You have over 10 years’ experience of working with electronic dance music. You have seen how the electronic music has developed. What is your opinion about todays ”electronic dance music”?
It’s not underground anymore, influences of edm can be found in most pop music and have bled into most genres at this point. Because of this the state of the EDM scene is heavily competitive, saturated, and industry focused. There are now a plethora of resources for new producers that didn’t exist a decade ago, which has allowed many more artists to achieve a standard of quality much quicker than ever before. Overall I’d say there is an equal influx of authentic music from innovative artists and as there is mediocre music formulated for monetary success. The former, however, is much harder to find within such a saturated industry.

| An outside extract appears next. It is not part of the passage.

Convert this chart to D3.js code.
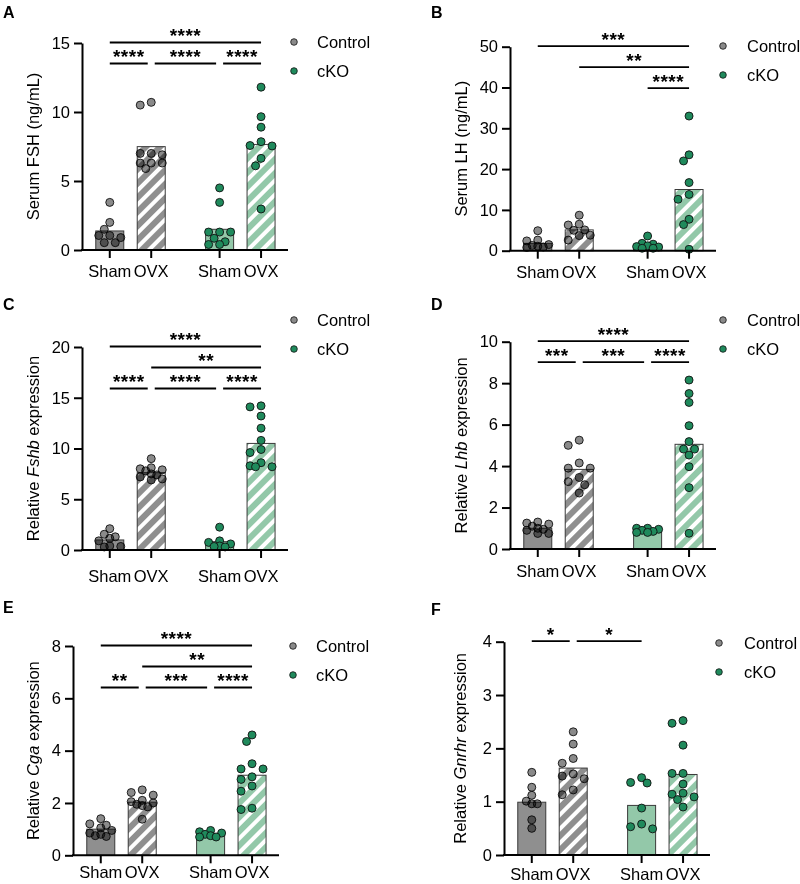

What are your favourite elements within your recent releases that still call back to/is heavily drawn from the original inspiration behind the Au5 project?
Extended chord progressions (more than 4 chords), vibrant, dense walls of sound, and atmospheric ambiences have pervaded throughout almost all of my music since my first release a decade ago. They create dynamic environments for emotional journeys.

How have you been staying productive during the quarantine period?
Besides not touring, life has been the same. I make art and music in my studio almost everyday and I’m totally fine with that.

You released an EP called “Alchemy” through Liquid Stranger’s label Sskwan. Could you share the creative process behind about this EP?
The songs on the Alchemy album were created across the span of several years and we’re originally self-released as singles. They’re all chill or ambient songs, which I tend to make during times of deep introspection or big life changes, in a sense out of necessity for my own emotional well-being. There is no specific process I have besides pure exploration and making what I feel without much afterthought. I think this process under these conditions create a cohesion that makes the album work as a whole.

What is your favorite song from the EP?
It’s tough to answer because they all emotionally function differently for me. I think Neptuna may be the one I play for myself the most because it’s grounding yet still extremely chill and steady. I like underwater vibes.

This quarantine period has been hard for music industry so now it’s time to support and support, any interesting new producers you would recommend to follow?
Skybreak
, Jeto, Chuck Sutton, Neil Kopicki, Pedestrian Tactics, Derpcat and Losion are just a few fantastic underrated producers that are worth checking out.

Would you like to share something with the followers of Let the Bass Get You?
For any producers out there wanting to up their skills and knowledge I have a YouTube channel with numerous music production tutorials and song walkthroughs, as well as sound design masterclasses with DawNation.